TASK REQUIREMENTS |
Can you set down, exactly as they appear below, the lines from the opening of the material through the one bearing "const SERIF = 'Liberation", minus the pictures?

SOURCE MATERIAL |
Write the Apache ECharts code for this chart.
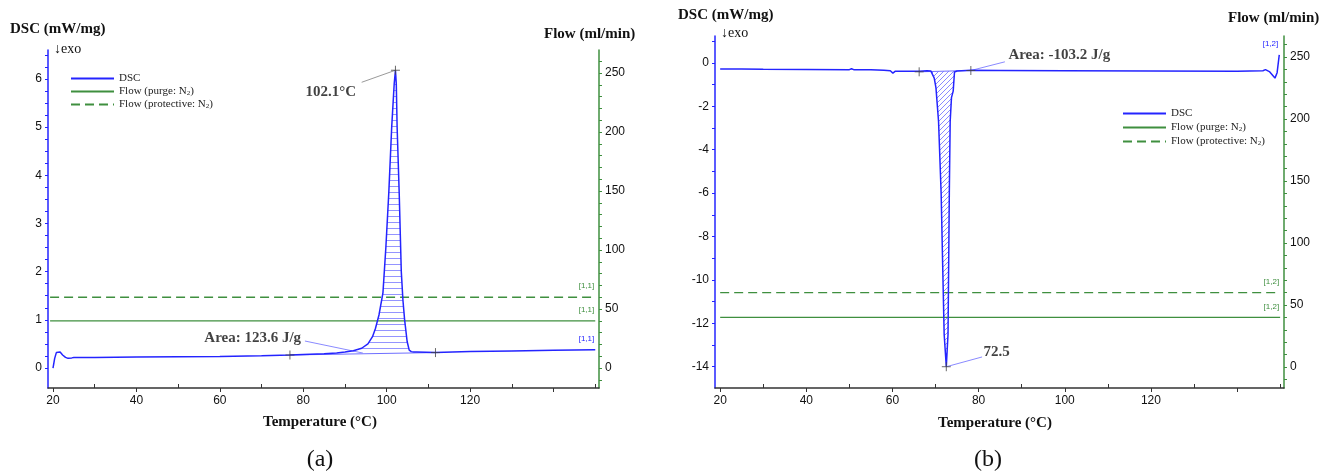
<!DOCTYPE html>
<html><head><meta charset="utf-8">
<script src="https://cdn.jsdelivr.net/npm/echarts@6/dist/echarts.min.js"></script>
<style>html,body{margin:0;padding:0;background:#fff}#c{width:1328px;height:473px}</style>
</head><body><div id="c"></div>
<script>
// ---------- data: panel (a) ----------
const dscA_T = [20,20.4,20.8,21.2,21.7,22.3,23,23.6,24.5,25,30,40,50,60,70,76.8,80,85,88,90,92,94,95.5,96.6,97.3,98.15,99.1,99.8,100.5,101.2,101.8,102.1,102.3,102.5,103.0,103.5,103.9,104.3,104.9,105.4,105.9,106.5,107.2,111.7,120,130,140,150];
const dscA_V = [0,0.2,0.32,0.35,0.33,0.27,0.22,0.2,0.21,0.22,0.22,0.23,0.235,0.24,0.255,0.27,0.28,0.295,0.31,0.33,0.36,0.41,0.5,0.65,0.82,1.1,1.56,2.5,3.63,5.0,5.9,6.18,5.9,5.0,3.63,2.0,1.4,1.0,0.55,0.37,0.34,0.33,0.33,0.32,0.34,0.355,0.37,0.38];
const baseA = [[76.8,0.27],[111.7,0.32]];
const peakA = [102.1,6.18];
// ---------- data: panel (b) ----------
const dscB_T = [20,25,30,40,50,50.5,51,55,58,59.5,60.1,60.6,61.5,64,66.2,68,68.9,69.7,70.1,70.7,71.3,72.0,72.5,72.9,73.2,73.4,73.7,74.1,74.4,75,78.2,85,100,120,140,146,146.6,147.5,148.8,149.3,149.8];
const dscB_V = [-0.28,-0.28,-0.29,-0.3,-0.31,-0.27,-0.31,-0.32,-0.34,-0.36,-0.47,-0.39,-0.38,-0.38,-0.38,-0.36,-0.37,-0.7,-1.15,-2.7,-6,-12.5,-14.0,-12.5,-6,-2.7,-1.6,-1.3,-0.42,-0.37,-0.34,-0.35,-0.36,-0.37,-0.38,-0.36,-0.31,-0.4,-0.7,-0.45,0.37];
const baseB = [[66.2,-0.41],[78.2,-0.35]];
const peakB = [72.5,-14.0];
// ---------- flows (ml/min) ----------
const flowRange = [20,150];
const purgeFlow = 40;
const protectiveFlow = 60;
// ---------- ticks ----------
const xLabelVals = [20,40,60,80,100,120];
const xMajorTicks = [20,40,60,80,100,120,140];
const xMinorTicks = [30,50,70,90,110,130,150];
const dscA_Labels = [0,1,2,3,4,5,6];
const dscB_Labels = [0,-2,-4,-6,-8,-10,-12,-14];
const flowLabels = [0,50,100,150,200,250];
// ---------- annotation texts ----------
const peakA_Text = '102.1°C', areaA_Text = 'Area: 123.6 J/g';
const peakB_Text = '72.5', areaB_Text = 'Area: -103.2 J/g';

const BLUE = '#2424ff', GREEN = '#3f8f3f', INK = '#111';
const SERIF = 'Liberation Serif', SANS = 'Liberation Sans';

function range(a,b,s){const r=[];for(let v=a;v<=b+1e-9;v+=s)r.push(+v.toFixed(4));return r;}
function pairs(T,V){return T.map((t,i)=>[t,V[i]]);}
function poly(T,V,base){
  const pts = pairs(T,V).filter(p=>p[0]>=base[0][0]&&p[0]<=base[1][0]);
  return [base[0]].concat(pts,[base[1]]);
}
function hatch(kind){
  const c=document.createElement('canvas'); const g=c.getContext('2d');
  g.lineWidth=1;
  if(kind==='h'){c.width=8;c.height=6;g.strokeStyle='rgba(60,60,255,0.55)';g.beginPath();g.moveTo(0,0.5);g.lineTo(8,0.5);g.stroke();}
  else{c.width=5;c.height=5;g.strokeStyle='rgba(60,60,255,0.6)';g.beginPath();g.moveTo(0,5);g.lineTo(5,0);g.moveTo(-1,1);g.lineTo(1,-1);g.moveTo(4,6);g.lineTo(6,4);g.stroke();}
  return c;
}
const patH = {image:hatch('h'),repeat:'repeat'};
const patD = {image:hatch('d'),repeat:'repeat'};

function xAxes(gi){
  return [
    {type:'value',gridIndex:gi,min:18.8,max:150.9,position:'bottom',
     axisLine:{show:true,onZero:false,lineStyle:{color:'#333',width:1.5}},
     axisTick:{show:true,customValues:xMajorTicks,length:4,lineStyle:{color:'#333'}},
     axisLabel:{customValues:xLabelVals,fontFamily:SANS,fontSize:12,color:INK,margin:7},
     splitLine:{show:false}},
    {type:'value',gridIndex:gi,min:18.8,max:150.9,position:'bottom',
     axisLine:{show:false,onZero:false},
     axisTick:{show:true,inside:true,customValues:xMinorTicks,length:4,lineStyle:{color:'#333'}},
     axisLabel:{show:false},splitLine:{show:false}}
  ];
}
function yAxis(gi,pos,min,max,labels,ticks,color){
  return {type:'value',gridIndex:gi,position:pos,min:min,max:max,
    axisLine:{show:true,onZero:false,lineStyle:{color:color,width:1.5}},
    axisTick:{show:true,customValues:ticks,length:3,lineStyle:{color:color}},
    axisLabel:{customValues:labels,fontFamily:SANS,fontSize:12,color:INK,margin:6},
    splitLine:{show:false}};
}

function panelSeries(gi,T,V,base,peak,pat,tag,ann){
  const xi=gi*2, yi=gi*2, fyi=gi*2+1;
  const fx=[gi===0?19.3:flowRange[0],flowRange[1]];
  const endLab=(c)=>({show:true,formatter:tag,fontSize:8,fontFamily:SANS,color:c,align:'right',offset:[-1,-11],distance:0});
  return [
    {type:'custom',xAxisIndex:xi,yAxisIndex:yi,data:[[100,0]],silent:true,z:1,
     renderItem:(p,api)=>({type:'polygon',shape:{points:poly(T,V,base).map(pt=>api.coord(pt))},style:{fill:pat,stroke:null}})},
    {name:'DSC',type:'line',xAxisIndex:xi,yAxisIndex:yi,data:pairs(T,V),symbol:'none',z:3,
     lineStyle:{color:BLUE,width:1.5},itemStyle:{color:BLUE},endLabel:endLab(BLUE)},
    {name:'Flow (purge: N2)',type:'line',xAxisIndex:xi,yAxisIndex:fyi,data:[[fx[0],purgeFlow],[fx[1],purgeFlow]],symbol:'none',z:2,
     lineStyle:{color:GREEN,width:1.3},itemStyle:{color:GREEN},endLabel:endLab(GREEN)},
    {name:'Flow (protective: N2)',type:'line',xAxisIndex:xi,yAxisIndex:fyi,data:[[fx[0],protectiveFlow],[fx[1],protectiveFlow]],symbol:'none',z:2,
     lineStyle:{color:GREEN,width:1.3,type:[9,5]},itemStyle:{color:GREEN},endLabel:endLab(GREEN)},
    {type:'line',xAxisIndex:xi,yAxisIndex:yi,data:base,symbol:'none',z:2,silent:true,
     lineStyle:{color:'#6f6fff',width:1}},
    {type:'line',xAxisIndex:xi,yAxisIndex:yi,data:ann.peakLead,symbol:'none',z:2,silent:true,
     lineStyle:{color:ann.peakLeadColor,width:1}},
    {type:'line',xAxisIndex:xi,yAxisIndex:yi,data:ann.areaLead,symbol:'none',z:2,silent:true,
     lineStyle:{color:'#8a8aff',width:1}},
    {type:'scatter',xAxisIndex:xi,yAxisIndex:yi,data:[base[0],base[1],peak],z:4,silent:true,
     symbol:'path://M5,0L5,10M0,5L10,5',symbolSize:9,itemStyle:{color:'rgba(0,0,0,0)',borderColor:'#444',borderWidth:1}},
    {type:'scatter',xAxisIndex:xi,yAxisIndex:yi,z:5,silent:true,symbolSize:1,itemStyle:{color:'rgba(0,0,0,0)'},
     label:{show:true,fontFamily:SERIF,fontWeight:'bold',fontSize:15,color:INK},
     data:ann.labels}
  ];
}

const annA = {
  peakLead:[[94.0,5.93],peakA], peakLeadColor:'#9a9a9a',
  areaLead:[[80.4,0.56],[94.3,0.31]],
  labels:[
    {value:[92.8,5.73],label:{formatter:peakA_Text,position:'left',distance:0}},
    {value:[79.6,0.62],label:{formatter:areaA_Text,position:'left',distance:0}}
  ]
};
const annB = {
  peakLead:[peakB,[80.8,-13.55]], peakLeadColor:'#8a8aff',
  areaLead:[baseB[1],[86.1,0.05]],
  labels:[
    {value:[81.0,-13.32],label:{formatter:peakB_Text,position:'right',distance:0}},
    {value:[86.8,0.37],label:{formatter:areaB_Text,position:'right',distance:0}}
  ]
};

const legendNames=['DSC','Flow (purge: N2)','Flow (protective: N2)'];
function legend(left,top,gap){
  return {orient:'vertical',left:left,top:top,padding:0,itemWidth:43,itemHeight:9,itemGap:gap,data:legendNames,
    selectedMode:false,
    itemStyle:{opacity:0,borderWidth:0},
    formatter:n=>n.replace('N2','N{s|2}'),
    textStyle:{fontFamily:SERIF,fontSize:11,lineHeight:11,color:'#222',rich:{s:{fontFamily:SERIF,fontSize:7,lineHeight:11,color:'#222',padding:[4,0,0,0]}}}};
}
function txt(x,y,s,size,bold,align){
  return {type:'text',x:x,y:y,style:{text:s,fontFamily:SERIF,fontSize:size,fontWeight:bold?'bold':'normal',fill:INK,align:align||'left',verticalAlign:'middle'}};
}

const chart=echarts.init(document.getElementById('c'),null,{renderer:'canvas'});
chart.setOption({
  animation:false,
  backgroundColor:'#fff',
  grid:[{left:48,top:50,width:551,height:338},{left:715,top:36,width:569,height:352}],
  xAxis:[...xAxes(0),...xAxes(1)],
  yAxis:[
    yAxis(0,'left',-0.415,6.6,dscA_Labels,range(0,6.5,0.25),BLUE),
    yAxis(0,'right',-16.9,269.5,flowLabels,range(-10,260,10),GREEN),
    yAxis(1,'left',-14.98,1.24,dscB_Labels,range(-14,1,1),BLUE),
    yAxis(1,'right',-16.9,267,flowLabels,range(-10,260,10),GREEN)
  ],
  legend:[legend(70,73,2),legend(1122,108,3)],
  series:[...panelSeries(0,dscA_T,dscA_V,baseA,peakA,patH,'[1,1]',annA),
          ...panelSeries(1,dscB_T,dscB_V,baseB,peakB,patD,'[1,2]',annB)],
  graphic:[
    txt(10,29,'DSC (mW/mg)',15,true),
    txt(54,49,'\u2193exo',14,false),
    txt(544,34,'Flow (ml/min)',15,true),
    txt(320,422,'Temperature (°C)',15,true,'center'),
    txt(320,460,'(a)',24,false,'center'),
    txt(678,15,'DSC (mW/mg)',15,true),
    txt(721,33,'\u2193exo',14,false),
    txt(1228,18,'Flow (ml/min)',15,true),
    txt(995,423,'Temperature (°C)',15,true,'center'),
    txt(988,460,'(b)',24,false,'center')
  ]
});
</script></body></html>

EXERCISE ANSWER |
Write the Apache ECharts code for this chart.
<!DOCTYPE html>
<html><head><meta charset="utf-8">
<script src="https://cdn.jsdelivr.net/npm/echarts@6/dist/echarts.min.js"></script>
<style>html,body{margin:0;padding:0;background:#fff}#c{width:1328px;height:473px}</style>
</head><body><div id="c"></div>
<script>
// ---------- data: panel (a) ----------
const dscA_T = [20,20.4,20.8,21.2,21.7,22.3,23,23.6,24.5,25,30,40,50,60,70,76.8,80,85,88,90,92,94,95.5,96.6,97.3,98.15,99.1,99.8,100.5,101.2,101.8,102.1,102.3,102.5,103.0,103.5,103.9,104.3,104.9,105.4,105.9,106.5,107.2,111.7,120,130,140,150];
const dscA_V = [0,0.2,0.32,0.35,0.33,0.27,0.22,0.2,0.21,0.22,0.22,0.23,0.235,0.24,0.255,0.27,0.28,0.295,0.31,0.33,0.36,0.41,0.5,0.65,0.82,1.1,1.56,2.5,3.63,5.0,5.9,6.18,5.9,5.0,3.63,2.0,1.4,1.0,0.55,0.37,0.34,0.33,0.33,0.32,0.34,0.355,0.37,0.38];
const baseA = [[76.8,0.27],[111.7,0.32]];
const peakA = [102.1,6.18];
// ---------- data: panel (b) ----------
const dscB_T = [20,25,30,40,50,50.5,51,55,58,59.5,60.1,60.6,61.5,64,66.2,68,68.9,69.7,70.1,70.7,71.3,72.0,72.5,72.9,73.2,73.4,73.7,74.1,74.4,75,78.2,85,100,120,140,146,146.6,147.5,148.8,149.3,149.8];
const dscB_V = [-0.28,-0.28,-0.29,-0.3,-0.31,-0.27,-0.31,-0.32,-0.34,-0.36,-0.47,-0.39,-0.38,-0.38,-0.38,-0.36,-0.37,-0.7,-1.15,-2.7,-6,-12.5,-14.0,-12.5,-6,-2.7,-1.6,-1.3,-0.42,-0.37,-0.34,-0.35,-0.36,-0.37,-0.38,-0.36,-0.31,-0.4,-0.7,-0.45,0.37];
const baseB = [[66.2,-0.41],[78.2,-0.35]];
const peakB = [72.5,-14.0];
// ---------- flows (ml/min) ----------
const flowRange = [20,150];
const purgeFlow = 40;
const protectiveFlow = 60;
// ---------- ticks ----------
const xLabelVals = [20,40,60,80,100,120];
const xMajorTicks = [20,40,60,80,100,120,140];
const xMinorTicks = [30,50,70,90,110,130,150];
const dscA_Labels = [0,1,2,3,4,5,6];
const dscB_Labels = [0,-2,-4,-6,-8,-10,-12,-14];
const flowLabels = [0,50,100,150,200,250];
// ---------- annotation texts ----------
const peakA_Text = '102.1°C', areaA_Text = 'Area: 123.6 J/g';
const peakB_Text = '72.5', areaB_Text = 'Area: -103.2 J/g';

const BLUE = '#2424ff', GREEN = '#3f8f3f', INK = '#111';
const SERIF = 'Liberation Serif', SANS = 'Liberation Sans';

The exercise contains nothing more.